看板に掲げているのは「書籍」だけですが、実際は人間の精神の営みすべての海を航海しています。

ウィキペディア 「非理法権天」 項

2015年02月11日 | 日本史
 http://ja.wikipedia.org/wiki/%E9%9D%9E%E7%90%86%E6%B3%95%E6%A8%A9%E5%A4%A9

 非理法権天は、中世日本の法観念としばしば対比される。この時代において基本的に最重視されたのが『道理』であり、『法』は道理を体現したもの、すなわち道理=法と一体の者として認識されていた。権力者は当然、道理=法に拘束されるべき対象であり、道理=法は権力者が任意に制定しうるものではなかったのである。

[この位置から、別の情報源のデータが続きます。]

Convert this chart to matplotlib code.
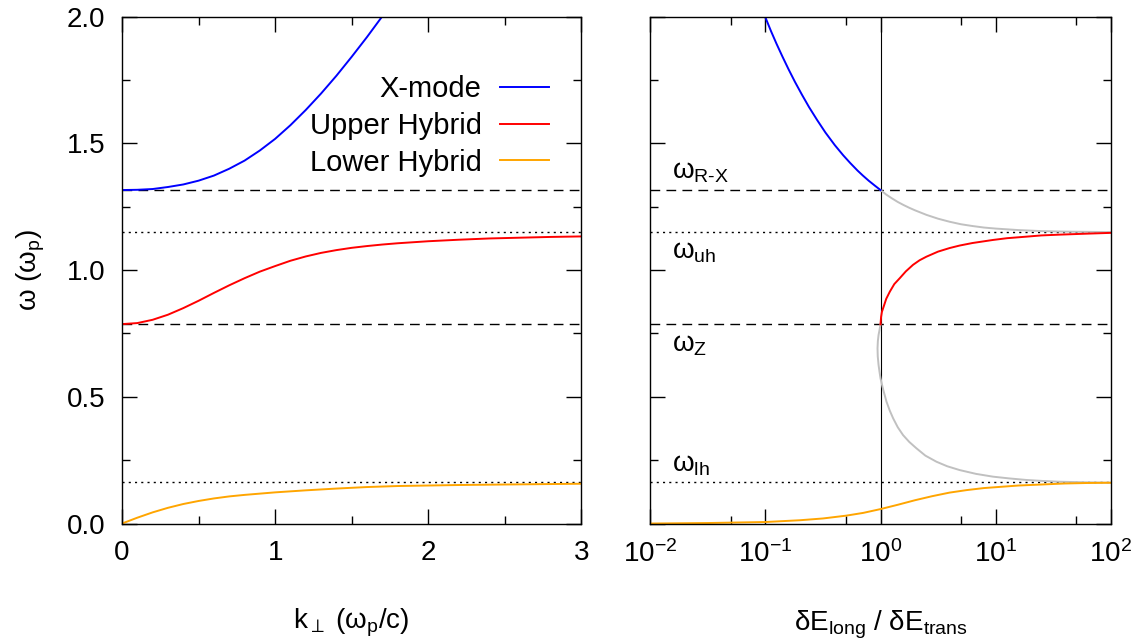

 なお、「(道)理とは人々がおよそ是認する道義的規範を指」すとある。ならば道理を"正義”と読みかえることも可能だろう。げんに瀧川政次郎は「非理法権天考」でそうしている。それによれば、「理」は「道理に合ったこと、万人の是とすること」であり、「非の反対概念であって」、「道理すなわち『理』」であり、「『理』は、当代の人々が良識に随って判断するところの正義である」とされる。

『漢典』「条理(條理)」項を見る

2014年10月20日 | 東洋史
 http://www.zdic.net/c/1/e/20382.htm

 「条理」には、『大漢和辞典』と『辞海(1979年版)』では「脈絡」「手順」「秩序」という意味が示されている。そしてこの『漢典』ではさらに「法令」と、また動詞としての「処理する」「片付ける」の意味が挙げられている。だが日本語の条理のような「道理」「物事の筋道」といった意味あいはない。また瀧川政次郎「非理法権天考」も参照。

瀧川政次郎 「非理法権天考」

2014年10月05日 | 日本史
 2014年09月10日「ウィキペディア『非理法権天』項を見て」より続き。

 瀧川政次郎『非理法権天』(青蛙房 1964年6月)所収、同書19-30頁。
 少し違ったことが書いてある。語源については触れられていない。「法」「権」「天」については、中国の儒教および律令制における法(治主義)に影響を受けた、中世・近世日本の語彙または概念とされている。ただし「理」は「道理に合ったこと、万人の是とすること」(21頁)であり、「非の反対概念であって」(同)、「道理すなわち『理』」(同)であり、「『理』は、当代の人々が良識に随って判断するところの正義である」(同)とある。また、「『天下の大法』と呼ばれた中世の慣習の立脚点」(同)「自然法学のいう法であり、太政官の布達にいう『条理』でもある」(同)と説明されているところ、日本固有のそれを専ら指すようである。
 ところで、「貞永式目を貫く精神」(20頁)であり、繰り返しになるが「当代の人々が良識に随って判断するところの正義」であるところの道理を支える「良識」とは、分析的・具体的に言えばどういったものであるのか。

ウィキペディア「非理法権天」項を見て

2014年09月10日 | 日本史
 2013年08月16日、笠松宏至校注「御成敗式目 付 北条泰時消息」より続き。

 「非理法権天

 よくわからない。

 非理法権天は、中世日本の法観念としばしば対比される。この時代において基本的に最重視されたのが『道理』であり、『法』は道理を体現したもの、すなわち道理=法と一体の者として認識されていた。権力者は当然、道理=法に拘束されるべき対象であり、道理=法は権力者が任意に制定しうるものではなかったのである。

 ここまではわかる。だが、

 こうした中世期の法観念が逆転し、権力者が優越する近世法観念の発生したことを『非理法権天』概念は如実に表している。

 これがわからない。

 1. その権力者の上に「全てに超越する『抽象的な天』の意思」が新たに現れた事をどうして指摘せずその意味や意義の説明を行わないのか。
 2. 行わない理由は何か。
 3. その欠落と中世期の法観念が逆転し、権力者が優越する近世法観念の発生したことの間には何らか関係はあるのか。

これらの諸論点が欠けているがゆえに論旨が理解できない。